Sanders has repeatedly used rhetoric that says guest workers and H-1B visas reduced wages for American workers and took jobs away from Americans.
In 2007, Sanders said, “Instead of paying better wages and benefits, they want to import cheaper workers.”
In 2007, a Sanders press release stated, “At a time when the middle class is shrinking, poverty is increasing and millions of Americans are working longer hours for lower wages it makes no sense to me to have an immigration bill which, over a period of years, would bring millions of ‘guest workers' into this country who are prepared to work for lower wages than American workers.”
In 2007, Sanders said, “there are those in this Chamber and across the country who are very concerned that in many instances the H-1B program is being used not to supplement American high-tech workers when they might be needed but instead is being used to replace them with foreign workers who are willing to work for substantially lower wages.”
In 2013, a Sanders press release stated, “One of the areas I have serious concerns about and want to see improved as the bill progresses is the huge increase in guest worker programs. At a time when unemployment remains extremely high, these programs bring hundreds of thousands of skilled and unskilled workers into our economy making it harder for U.S. citizens to find jobs.”
In 2013, Sanders said, “At a time when nearly 14 percent of the American people do not have a full-time job, at a time when the middle class continues to disappear, and at a time when tens of millions of Americans are working longer hours for lower wages, it makes no sense to me that the immigration reform bill includes a massive increase in temporary guest worker programs that will allow large corporations to import and bring into this country hundreds of thousands of temporary blue-collar and white-collar guest workers from overseas. That makes no sense to me.”
In 2013, Sanders said of guest worker programs, “this is a massive effort to attract cheap labor, a great disservice to American workers.”
In 2015, Sanders said, “There is a reason why Wall Street and all of corporate America likes immigration reform. And it is not that they are staying up nights worrying about undocumented workers in this country.

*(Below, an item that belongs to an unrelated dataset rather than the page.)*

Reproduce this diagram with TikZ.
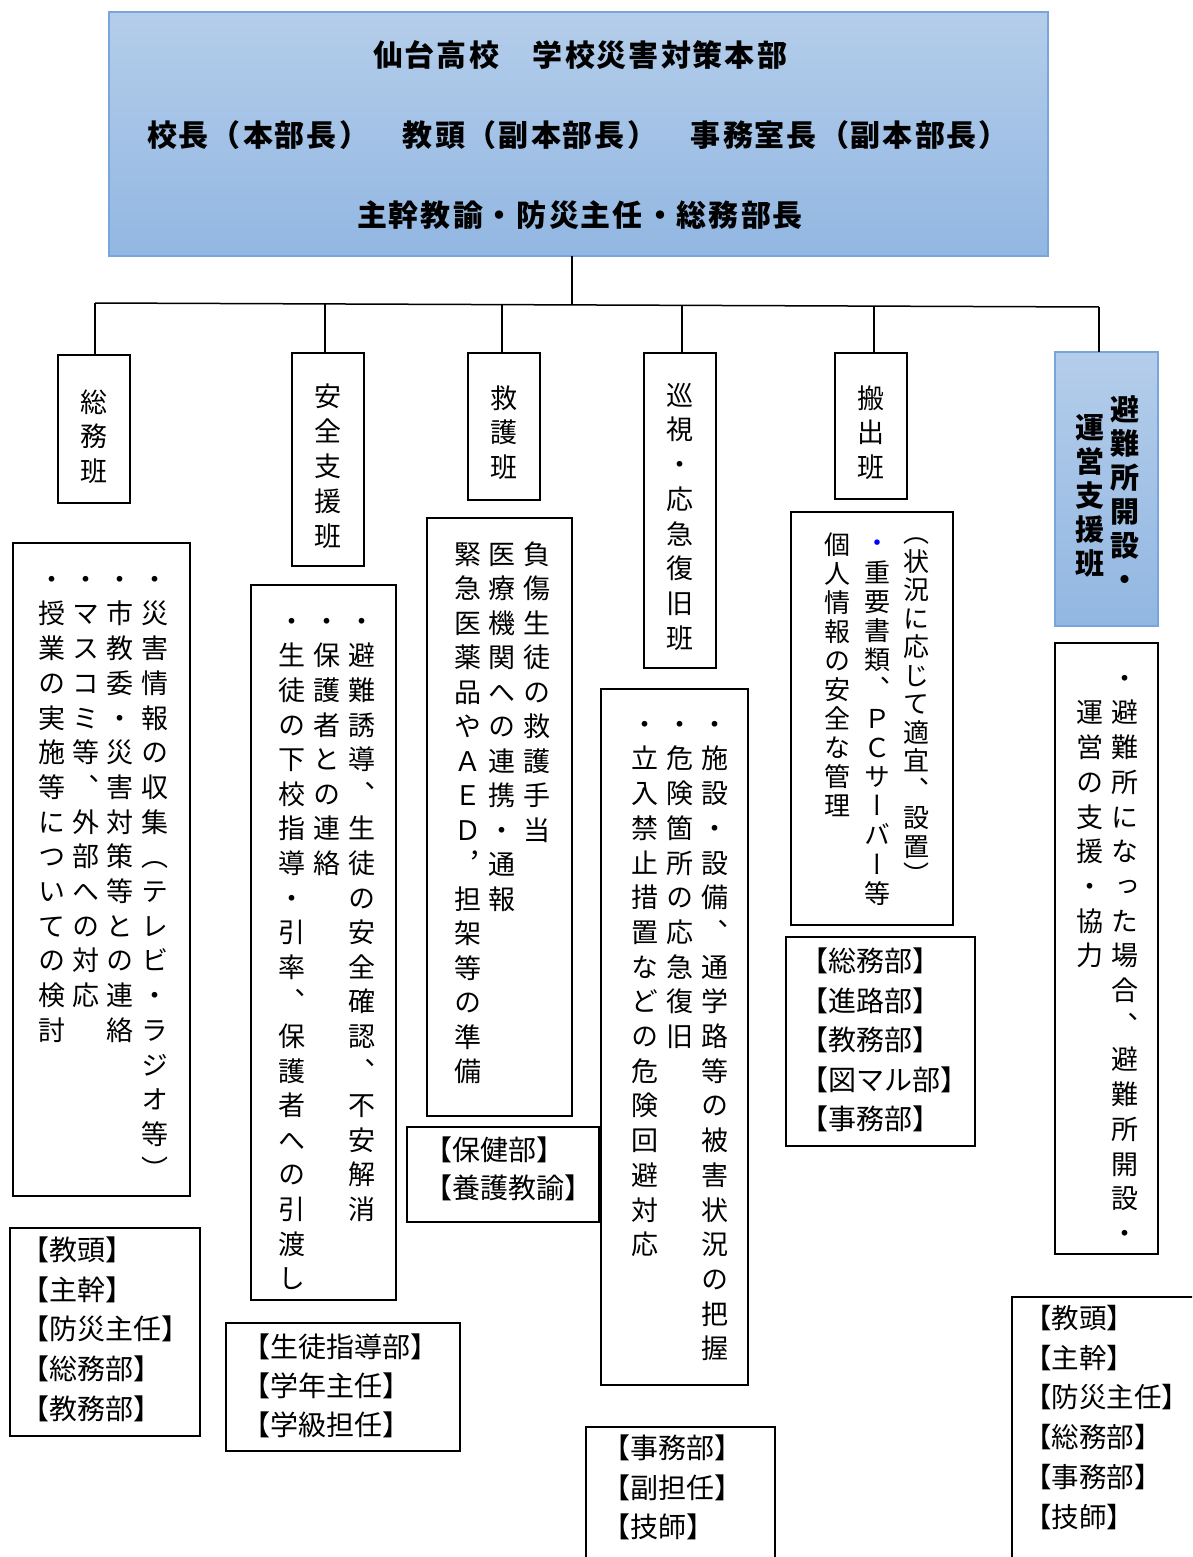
\documentclass[tikz,border=0pt]{standalone}
\usepackage{fontspec}
\setmainfont{Noto Sans CJK JP}
\newfontfamily\jpv[Script=CJK,RawFeature=+vert]{Noto Sans CJK JP}
\definecolor{bluetop}{HTML}{B4CDEA}
\definecolor{bluebot}{HTML}{92B7E2}
\definecolor{bluedraw}{HTML}{78A6DC}
\makeatletter
\newif\ifvfirst
\newcommand\vcol[2]{\vtop{\offinterlineskip\vfirsttrue\@tfor\vch:=#2\do{\ifvfirst\vfirstfalse\else\kern\dimexpr#1-1em\relax\fi\hbox to 1em{\vrule height .88em depth .12em width 0pt\hss\smash{\vch}\hss}}}}
\newcommand\hstk[2]{\vtop{\offinterlineskip\vfirsttrue\@for\hln:=#2\do{\ifvfirst\vfirstfalse\else\kern\dimexpr#1-1em\relax\fi\hbox{\vrule height .88em depth .12em width 0pt\hln}}}}
\newcommand\hrow[2]{\hbox{\@tfor\hch:=#2\do{\hbox to #1{\hss\hch\hss}}}}
\makeatother
\begin{document}
\begin{tikzpicture}[x=1pt,y=-1pt,
  frame/.style={draw=black,line width=1.6pt,inner sep=0pt,outer sep=0pt,anchor=north west},
  bluebox/.style={draw=bluedraw,line width=1.2pt,top color=bluetop,bottom color=bluebot,inner sep=0pt,outer sep=0pt,anchor=north west},
  conn/.style={line width=1.5pt},
  vt/.style={inner sep=0pt,outer sep=0pt,anchor=north,font=\jpv\fontsize{27pt}{27pt}\selectfont},
  vts/.style={vt,font=\jpv\fontsize{26pt}{26pt}\selectfont},
  vtb/.style={vt,font=\jpv\bfseries\fontsize{29pt}{29pt}\selectfont},
  ht/.style={inner sep=0pt,outer sep=0pt,anchor=north west,font=\fontsize{28pt}{28pt}\selectfont},
  hts/.style={ht,font=\fontsize{27.5pt}{27.5pt}\selectfont},
  tt/.style={inner sep=0pt,anchor=center,font=\bfseries\fontsize{30pt}{30pt}\selectfont}]
\clip (0,0) rectangle (1192,1557);
\fill[white] (0,0) rectangle (1192,1557);
% headquarters
\node[bluebox,minimum width=939pt,minimum height=244pt] (hq) at (109,12) {};
\node[tt] (hqt1) at (580,55) {\hrow{32pt}{仙台高校　学校災害対策本部}};
\node[tt] (hqt2) at (578,135) {\hrow{32pt}{校長（本部長）　教頭（副本部長）　事務室長（副本部長）}};
\node[tt] (hqt3) at (580,215) {\hrow{32pt}{主幹教諭・防災主任・総務部長}};
% group headers
\node[frame,minimum width=72pt,minimum height=148pt] (hA) at (58,355) {};
\node[vt] (hAt) at (94,388.5) {\vcol{34.5pt}{総務班}};
\node[frame,minimum width=72pt,minimum height=213pt] (hB) at (292,353) {};
\node[vt] (hBt) at (328,382.5) {\vcol{35pt}{安全支援班}};
\node[frame,minimum width=72pt,minimum height=147pt] (hC) at (468,353) {};
\node[vt] (hCt) at (504,384.5) {\vcol{34.5pt}{救護班}};
\node[frame,minimum width=72pt,minimum height=315pt] (hD) at (644,353) {};
\node[vt] (hDt) at (680,381.5) {\vcol{34.7pt}{巡視・応急復旧班}};
\node[frame,minimum width=72pt,minimum height=146pt] (hE) at (835,353) {};
\node[vt] (hEt) at (871,384.5) {\vcol{34.5pt}{搬出班}};
\node[bluebox,minimum width=103pt,minimum height=274pt] (hF) at (1055,352) {};
\node[vtb] (hFt1) at (1125,394.5) {\vcol{34pt}{避難所開設・}};
\node[vtb] (hFt2) at (1090,412.5) {\vcol{34pt}{運営支援班}};
% duties
\node[frame,minimum width=177pt,minimum height=653pt] (cA) at (13,543) {};
\node[vt] (cA1) at (155,565.5) {\vcol{34.7pt}{・災害情報の収集（テレビ・ラジオ等）}};
\node[vt] (cA2) at (120,565.5) {\vcol{34.7pt}{・市教委・災害対策等との連絡}};
\node[vt] (cA3) at (86,565.5) {\vcol{34.7pt}{・マスコミ等、外部への対応}};
\node[vt] (cA4) at (52,565.5) {\vcol{34.7pt}{・授業の実施等についての検討}};
\node[frame,minimum width=145pt,minimum height=715pt] (cB) at (251,585) {};
\node[vt] (cB1) at (362,607.5) {\vcol{34.6pt}{・避難誘導、生徒の安全確認、不安解消}};
\node[vt] (cB2) at (327,607.5) {\vcol{34.6pt}{・保護者との連絡}};
\node[vt] (cB3) at (292,607.5) {\vcol{34.6pt}{・生徒の下校指導・引率、保護者への引渡し}};
\node[frame,minimum width=145pt,minimum height=598pt] (cC) at (427,518) {};
\node[vt] (cC1) at (537,540.5) {\vcol{34.5pt}{負傷生徒の救護手当}};
\node[vt] (cC2) at (502,540.5) {\vcol{34.5pt}{医療機関への連携・通報}};
\node[vt] (cC3) at (468,540.5) {\vcol{34.5pt}{緊急医薬品やＡＥＤ，担架等の準備}};
\node[frame,minimum width=147pt,minimum height=696pt] (cD) at (601,689) {};
\node[vt] (cD1) at (715,710.5) {\vcol{34.7pt}{・施設・設備、通学路等の被害状況の把握}};
\node[vt] (cD2) at (680,710.5) {\vcol{34.7pt}{・危険箇所の応急復旧}};
\node[vt] (cD3) at (645,710.5) {\vcol{34.7pt}{・立入禁止措置などの危険回避対応}};
\node[frame,minimum width=162pt,minimum height=413pt] (cE) at (791,512) {};
\node[vts] (cE1) at (916,520) {\vcol{28.5pt}{（状況に応じて適宜、設置）}};
\node[vts] (cE2) at (877,530) {\vcol{29.2pt}{{\color{blue}・}重要書類、ＰＣサーバー等}};
\node[vts] (cE3) at (837,532) {\vcol{29pt}{個人情報の安全な管理}};
\node[frame,minimum width=103pt,minimum height=611pt] (cF) at (1055,643) {};
\node[vt] (cF1) at (1125,664.5) {\vcol{34.7pt}{・避難所になった場合、避難所開設・}};
\node[vt] (cF2) at (1090,699.2) {\vcol{34.7pt}{運営の支援・協力}};
% staff
\node[frame,minimum width=190pt,minimum height=208pt] (sA) at (10,1228) {};
\node[ht] (sAt) at (21,1236) {\hstk{39.6pt}{【教頭】,【主幹】,【防災主任】,【総務部】,【教務部】}};
\node[frame,minimum width=234pt,minimum height=128pt] (sB) at (226,1323) {};
\node[ht] (sBt) at (242,1333) {\hstk{39pt}{【生徒指導部】,【学年主任】,【学級担任】}};
\node[frame,minimum width=192pt,minimum height=95pt] (sC) at (407,1127) {};
\node[ht] (sCt) at (424,1136) {\hstk{38pt}{【保健部】,【養護教諭】}};
\node[frame,minimum width=189pt,minimum height=209pt] (sD) at (786,937) {};
\node[ht] (sDt) at (800,947) {\hstk{39.5pt}{【総務部】,【進路部】,【教務部】,【図マル部】,【事務部】}};
\node[frame,minimum width=189pt,minimum height=170pt] (sE) at (586,1427) {};
\node[ht] (sEt) at (602,1434) {\hstk{39.5pt}{【事務部】,【副担任】,【技師】}};
\node[frame,minimum width=210pt,minimum height=300pt] (sF) at (1012,1297) {};
\node[hts] (sFt) at (1024,1304) {\hstk{39.8pt}{【教頭】,【主幹】,【防災主任】,【総務部】,【事務部】,【技師】}};
% connectors
\coordinate (bT) at (572,305);
\coordinate (bA) at (95,303);
\coordinate (bB) at (325,304);
\coordinate (bC) at (502,304.5);
\coordinate (bD) at (682,305.3);
\coordinate (bE) at (874,306);
\coordinate (bF) at (1099,307);
\draw[conn] (bT |- hq.south) -- (bT);
\draw[conn] (bA) -- (bF);
\draw[conn] (bA) -- (bA |- hA.north);
\draw[conn] (bB) -- (bB |- hB.north);
\draw[conn] (bC) -- (bC |- hC.north);
\draw[conn] (bD) -- (bD |- hD.north);
\draw[conn] (bE) -- (bE |- hE.north);
\draw[conn] (bF) -- (bF |- hF.north);
\end{tikzpicture}
\end{document}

What I think they are interested in is seeing a process by which we can bring low-wage labor of all levels into this country to depress wages in America, and I strongly disagree with that.”
In 2015, Sanders said, “So to my view is of course we need a path toward citizenship for undocumented workers, of course we should not be dividing up families, of course I support the DREAM Act, but I do worry that corporate America and the big money interests of course want to bring cheap labor into this country in guest worker programs and continue the race to the bottom, something which is devastating to this country and forcing millions of people in this country to work longer hours for low wages.”
Sanders’s rhetoric on immigration reform has been criticized. FWD.us president: “It’s troubling – because at a high level, he accepts the utterly false premise that our economy is zero-sum, and putting forward the totally-debunked notion that immigrants coming to the U.S. are taking jobs and hurting Americans – specifically young people, Latinos, and AfricanAmericans.” Dylan Matthews: So I was disappointed, if not surprised, at the visceral horror with which Bernie Sanders reacted to the idea [“open borders”] when interviewed by my colleague Ezra Klein.”
Sanders voted for a waste removal compact that moved radioactive waste from Maine and Vermont to a dump site near a tiny community in Sierra Blanca, Texas. Sanders said the compact was “good environmental policy” and said he was “in strong support of the bill.” Critics of the deal said that the site was not only environmentally unsound, but also near a small community that was low income and largely Hispanic. The compact was opposed by LULAC and the NAACP, and a local opponent to the deal called it "environmental racism."